GVM: MWP Volunteer Spotlight!

Hillary Warrington- Mental Wellness Program Volunteer

Hillary Warrington has been volunteering, broadly, for over 20 years!

Hillary lived below the poverty line for many years of her life, and, during that time, often lamented that she could not afford to seek particular services. Hillary has great empathy for those who cannot afford therapy services. “There is a great need to help those who genuinely need therapy services but cannot afford them, and I hope to be a very small part of fulfilling that need.” She has been working with Spark the Change Colorado as a skilled Mental Wellness Program volunteer for about 10 months.

What does volunteering mean to you?

“Volunteering means the opportunity for me to reach individuals who may otherwise be unable to receive therapy services.

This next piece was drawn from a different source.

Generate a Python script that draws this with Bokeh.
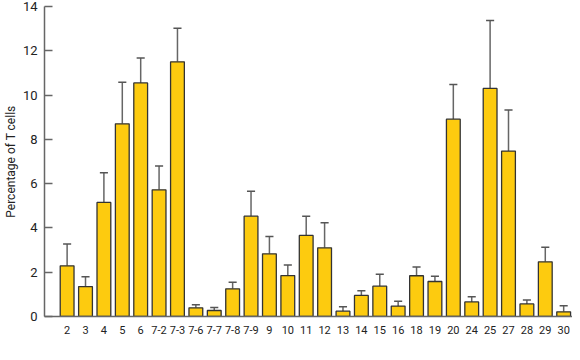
from bokeh.plotting import figure
from bokeh.models import ColumnDataSource, Range1d, FixedTicker
from bokeh.embed import file_html
from bokeh.resources import INLINE

categories = ["2", "3", "4", "5", "6", "7-2", "7-3", "7-6", "7-7", "7-8", "7-9",
              "9", "10", "11", "12", "13", "14", "15", "16", "18", "19", "20",
              "24", "25", "27", "28", "29", "30"]
values = [2.29, 1.35, 5.15, 8.70, 10.55, 5.72, 11.50, 0.39, 0.27, 1.25, 4.53,
          2.83, 1.85, 3.66, 3.10, 0.24, 0.95, 1.37, 0.47, 1.84, 1.58, 8.91,
          0.66, 10.30, 7.47, 0.57, 2.47, 0.21]
errors = [0.98, 0.44, 1.34, 1.88, 1.12, 1.08, 1.52, 0.14, 0.14, 0.30, 1.13,
          0.78, 0.48, 0.87, 1.13, 0.20, 0.21, 0.54, 0.22, 0.39, 0.24, 1.57,
          0.23, 3.07, 1.86, 0.18, 0.66, 0.27]
y_ticks = [0, 2, 4, 6, 8, 10, 12, 14]

FONT = "Roboto"
idx = list(range(len(categories)))
tops = [v + e for v, e in zip(values, errors)]
cap_half = 0.22
src = ColumnDataSource(dict(
    x=idx, top=values, etop=tops,
    cx0=[i - cap_half for i in idx], cx1=[i + cap_half for i in idx],
))

p = figure(width=572, height=344, output_backend="svg", toolbar_location=None,
           x_range=Range1d(-1.23, 27.48), y_range=Range1d(0, 14),
           min_border_left=34, min_border_right=0, min_border_top=6, min_border_bottom=28)
p.outline_line_color = None
p.xgrid.visible = False
p.ygrid.visible = False
p.background_fill_color = "white"

p.segment(x0="x", y0="top", x1="x", y1="etop", source=src, line_color="#666666", line_width=1.5)
p.segment(x0="cx0", y0="etop", x1="cx1", y1="etop", source=src, line_color="#555555", line_width=1.5)
p.vbar(x="x", top="top", bottom=0, width=0.75, source=src,
       fill_color="#FDCB0F", line_color="#333333", line_width=1.3)

p.yaxis.ticker = FixedTicker(ticks=y_ticks)
p.yaxis.axis_label = "Percentage of T cells"
p.yaxis.axis_label_text_font = FONT
p.yaxis.axis_label_text_font_style = "normal"
p.yaxis.axis_label_text_font_size = "12px"
p.yaxis.axis_label_text_color = "#222222"
p.yaxis.axis_label_standoff = 2
p.yaxis.major_label_text_font = FONT
p.yaxis.major_label_text_font_size = "13px"
p.yaxis.major_label_text_color = "#222222"
p.yaxis.major_label_standoff = 7
p.yaxis.major_tick_in = 8
p.yaxis.major_tick_out = 0
p.yaxis.minor_tick_in = 0
p.yaxis.minor_tick_out = 0
p.yaxis.axis_line_color = "#666666"
p.yaxis.axis_line_width = 1.5
p.yaxis.major_tick_line_color = "#666666"
p.yaxis.major_tick_line_width = 1.5

p.xaxis.ticker = FixedTicker(ticks=idx)
p.xaxis.major_label_overrides = {i: c for i, c in zip(idx, categories)}
p.xaxis.major_label_text_font = FONT
p.xaxis.major_label_text_font_size = "11px"
p.xaxis.major_label_text_color = "#222222"
p.xaxis.major_label_standoff = 9
p.xaxis.major_tick_in = 0
p.xaxis.major_tick_out = 0
p.xaxis.minor_tick_in = 0
p.xaxis.minor_tick_out = 0
p.xaxis.axis_line_color = "#666666"
p.xaxis.axis_line_width = 1.5

open("out.html", "w").write(file_html(p, INLINE))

It is hugely rewarding to see personal growth in all of my clients, most notably in those who are trying to make significant changes in their lives. Volunteering also means the opportunity to help guide future clinicians in their goal of achieving licensure. I enjoy playing a small but pivotal role in shaping future clinicians and their clients’ outcomes.”

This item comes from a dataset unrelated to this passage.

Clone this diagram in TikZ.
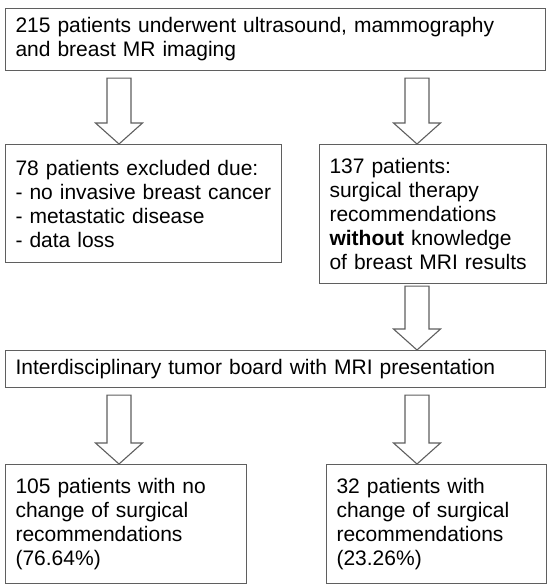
\documentclass[tikz,border=0pt]{standalone}
\usepackage{fontspec}
\setmainfont{Liberation Sans}
\usetikzlibrary{calc}

\definecolor{boxgray}{RGB}{95,95,95}

\begin{document}
\begin{tikzpicture}[
  x=1pt, y=-1pt,
  every node/.style={draw=boxgray,line width=1.1pt,rectangle,anchor=north west,
    inner xsep=10pt,inner ysep=0pt,align=left,font=\fontsize{21}{24}\selectfont},
  blockarrow/.style={draw=boxgray,line width=1.1pt,fill=white,line join=miter,
    to path={let \p1=(\tikztostart), \p2=(\tikztotarget) in
      (\x1-12pt,\y1) -- (\x1+12pt,\y1) -- (\x1+12pt,\y2+21pt) -- (\x1+23.5pt,\y2+21pt)
      -- (\x1,\y2) -- (\x1-23.5pt,\y2+21pt) -- (\x1-12pt,\y2+21pt) -- cycle}}
]
  \useasboundingbox (0,0) rectangle (550,584);

  % boxes
  \node[text width=520pt,minimum height=62pt] (scan) at (5,8)
    {215 patients underwent ultrasound, mammography\\and breast MR imaging};
  \node[text width=256pt,minimum height=118pt] (excl) at (5,144)
    {78 patients excluded due:\\- no invasive breast cancer\\- metastatic disease\\- data loss};
  \node[text width=207pt,minimum height=139pt] (incl) at (319,144)
    {137 patients:\\surgical therapy\\recommendations\\\textbf{without} knowledge\\of breast MRI results};
  \node[text width=520pt,minimum height=37pt] (board) at (5,350)
    {Interdisciplinary tumor board with MRI presentation};
  \node[text width=221pt,minimum height=119pt] (nochg) at (5,464)
    {105 patients with no\\change of surgical\\recommendations\\(76.64\%)};
  \node[text width=200pt,minimum height=119pt] (chg) at (326,464)
    {32 patients with\\change of surgical\\recommendations\\(23.26\%)};

  % arrow columns
  \coordinate (lcol) at (119,0);
  \coordinate (rcol) at (417,0);

  \draw[blockarrow] ([yshift=-7pt]scan.south -| lcol) to (excl.north -| lcol);
  \draw[blockarrow] ([yshift=-7pt]scan.south -| rcol) to (incl.north -| rcol);
  \draw[blockarrow] ([yshift=-2pt]incl.south -| rcol) to (board.north -| rcol);
  \draw[blockarrow] ([yshift=-7pt]board.south -| lcol) to (nochg.north -| lcol);
  \draw[blockarrow] ([yshift=-7pt]board.south -| rcol) to (chg.north -| rcol);
\end{tikzpicture}
\end{document}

What’s your favorite part about volunteering?

“My favorite part of volunteering is serving marginalized populations that I may not otherwise be able to treat. Serving these populations helps not only to support my own clinical skills but also impacts change in our communities throughout Colorado.”

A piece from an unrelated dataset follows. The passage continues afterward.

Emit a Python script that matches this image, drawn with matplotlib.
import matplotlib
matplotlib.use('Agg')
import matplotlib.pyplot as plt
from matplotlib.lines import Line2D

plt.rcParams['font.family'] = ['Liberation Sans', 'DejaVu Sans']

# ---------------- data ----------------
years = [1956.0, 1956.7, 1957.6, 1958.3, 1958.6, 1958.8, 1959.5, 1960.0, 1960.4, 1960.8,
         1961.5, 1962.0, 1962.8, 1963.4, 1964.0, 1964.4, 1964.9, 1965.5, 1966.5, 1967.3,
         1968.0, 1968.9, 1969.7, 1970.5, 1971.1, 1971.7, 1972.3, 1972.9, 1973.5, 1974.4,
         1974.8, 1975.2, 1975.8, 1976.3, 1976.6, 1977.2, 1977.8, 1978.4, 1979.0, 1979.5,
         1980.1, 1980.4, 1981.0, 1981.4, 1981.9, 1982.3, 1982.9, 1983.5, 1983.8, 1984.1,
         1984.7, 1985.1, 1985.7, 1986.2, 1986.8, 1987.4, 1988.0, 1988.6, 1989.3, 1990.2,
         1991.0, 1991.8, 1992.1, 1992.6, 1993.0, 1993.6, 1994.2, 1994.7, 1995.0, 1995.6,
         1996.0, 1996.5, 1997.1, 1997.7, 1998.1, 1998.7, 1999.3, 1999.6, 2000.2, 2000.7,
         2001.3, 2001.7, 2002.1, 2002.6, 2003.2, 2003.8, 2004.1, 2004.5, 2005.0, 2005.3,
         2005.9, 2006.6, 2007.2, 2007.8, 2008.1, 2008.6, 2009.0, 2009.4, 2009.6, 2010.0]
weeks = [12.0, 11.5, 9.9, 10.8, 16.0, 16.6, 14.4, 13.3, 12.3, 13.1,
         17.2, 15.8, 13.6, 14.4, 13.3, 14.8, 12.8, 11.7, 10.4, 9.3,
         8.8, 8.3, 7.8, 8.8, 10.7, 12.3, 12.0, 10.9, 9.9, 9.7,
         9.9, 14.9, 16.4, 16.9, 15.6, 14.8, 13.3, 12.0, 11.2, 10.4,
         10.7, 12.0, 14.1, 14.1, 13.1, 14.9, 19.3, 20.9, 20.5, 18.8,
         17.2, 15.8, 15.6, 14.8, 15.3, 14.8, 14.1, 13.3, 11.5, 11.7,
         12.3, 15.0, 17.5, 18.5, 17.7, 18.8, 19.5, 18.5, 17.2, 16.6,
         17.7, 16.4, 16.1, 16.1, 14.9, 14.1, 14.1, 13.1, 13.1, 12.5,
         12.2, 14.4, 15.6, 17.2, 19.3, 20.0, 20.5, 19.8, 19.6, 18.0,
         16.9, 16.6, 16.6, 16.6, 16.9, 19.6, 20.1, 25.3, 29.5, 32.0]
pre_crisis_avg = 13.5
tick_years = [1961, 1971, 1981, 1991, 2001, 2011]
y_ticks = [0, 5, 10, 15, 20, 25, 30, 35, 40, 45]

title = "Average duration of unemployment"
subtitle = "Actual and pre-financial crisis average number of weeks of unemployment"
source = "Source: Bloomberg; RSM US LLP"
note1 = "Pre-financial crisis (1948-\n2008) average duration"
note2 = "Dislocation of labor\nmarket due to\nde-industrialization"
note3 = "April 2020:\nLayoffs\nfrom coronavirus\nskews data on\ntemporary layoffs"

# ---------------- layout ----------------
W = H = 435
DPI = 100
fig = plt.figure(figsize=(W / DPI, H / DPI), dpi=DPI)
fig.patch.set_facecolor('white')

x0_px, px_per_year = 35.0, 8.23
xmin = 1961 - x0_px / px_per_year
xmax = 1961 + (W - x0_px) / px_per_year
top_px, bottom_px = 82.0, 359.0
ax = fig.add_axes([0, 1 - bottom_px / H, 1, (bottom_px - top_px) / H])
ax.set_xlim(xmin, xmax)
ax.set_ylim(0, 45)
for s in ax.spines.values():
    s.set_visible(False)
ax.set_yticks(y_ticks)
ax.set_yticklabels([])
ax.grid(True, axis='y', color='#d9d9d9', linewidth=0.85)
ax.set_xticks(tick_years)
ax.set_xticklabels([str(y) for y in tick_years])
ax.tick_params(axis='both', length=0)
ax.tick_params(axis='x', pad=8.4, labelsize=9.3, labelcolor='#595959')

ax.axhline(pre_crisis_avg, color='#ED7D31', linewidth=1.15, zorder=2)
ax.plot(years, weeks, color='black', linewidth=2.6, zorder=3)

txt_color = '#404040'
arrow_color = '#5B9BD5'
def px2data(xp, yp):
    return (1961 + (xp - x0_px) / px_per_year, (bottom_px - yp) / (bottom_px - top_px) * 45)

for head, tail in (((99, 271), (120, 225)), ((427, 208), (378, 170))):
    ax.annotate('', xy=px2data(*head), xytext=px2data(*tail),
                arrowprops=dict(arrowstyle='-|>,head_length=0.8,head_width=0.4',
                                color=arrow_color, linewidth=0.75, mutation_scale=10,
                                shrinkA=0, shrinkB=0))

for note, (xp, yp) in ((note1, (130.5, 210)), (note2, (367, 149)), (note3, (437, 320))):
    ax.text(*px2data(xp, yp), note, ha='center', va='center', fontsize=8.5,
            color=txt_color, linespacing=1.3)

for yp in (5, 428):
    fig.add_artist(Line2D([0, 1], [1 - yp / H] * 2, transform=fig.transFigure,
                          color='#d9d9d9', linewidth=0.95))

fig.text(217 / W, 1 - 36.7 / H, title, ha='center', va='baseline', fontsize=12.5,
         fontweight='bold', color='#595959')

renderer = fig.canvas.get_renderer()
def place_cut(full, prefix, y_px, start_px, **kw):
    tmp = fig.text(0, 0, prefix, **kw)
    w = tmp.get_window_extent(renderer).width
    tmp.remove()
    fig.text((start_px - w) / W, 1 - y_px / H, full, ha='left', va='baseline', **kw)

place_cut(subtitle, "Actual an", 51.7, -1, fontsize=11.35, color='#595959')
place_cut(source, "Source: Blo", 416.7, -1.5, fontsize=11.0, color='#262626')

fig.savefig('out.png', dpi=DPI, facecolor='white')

What advice would you have to someone who’s thinking about engaging as a volunteer in their community for the first time?

“Enjoy it! Volunteering your time, skills, and energy can be such a beautiful way to impact change in our community. At times the need in our community and in our world can feel so overwhelming. But as the old story goes: “A young girl was walking along a beach upon which thousands of starfish had been washed up during a terrible storm. When she came to each starfish, she would pick it up, and throw it back into the ocean. People watched her with amusement. She had been doing this for some time when a man approached her and said, “Little girl, why are you doing this? Look at this beach! You can’t save all these starfish. You can’t begin to make a difference!” The girl seemed crushed, suddenly deflated. But after a few moments, she bent down, picked up another starfish, and hurled it as far as she could into the ocean. Then she looked up at the man and replied, “Well, I made a difference for that one!” The old man looked at the girl inquisitively and thought about what she had done. Inspired, he joined the little girl in throwing starfish back into the sea. Soon others joined, and all the starfish were saved.” Adapted from “The Star Thrower” by Loren C. Eiseley. https://www.thestarfishchange.org/starfish-tale

Do you have any volunteer stories you’d like to share?

“I have experienced so many lovely moments being a therapist in someone’s life through Spark the Change. From an intentional choice to try a new, unfamiliar emotional path to setting boundaries to processing childhood traumas, each and every brave moment by my clients are important and beautiful to witness.”

Thank you so much for all that you do, Hillary. You are a perfect example of why the Mental Wellness Program is such a vital part of the lives of volunteers and clients, alike.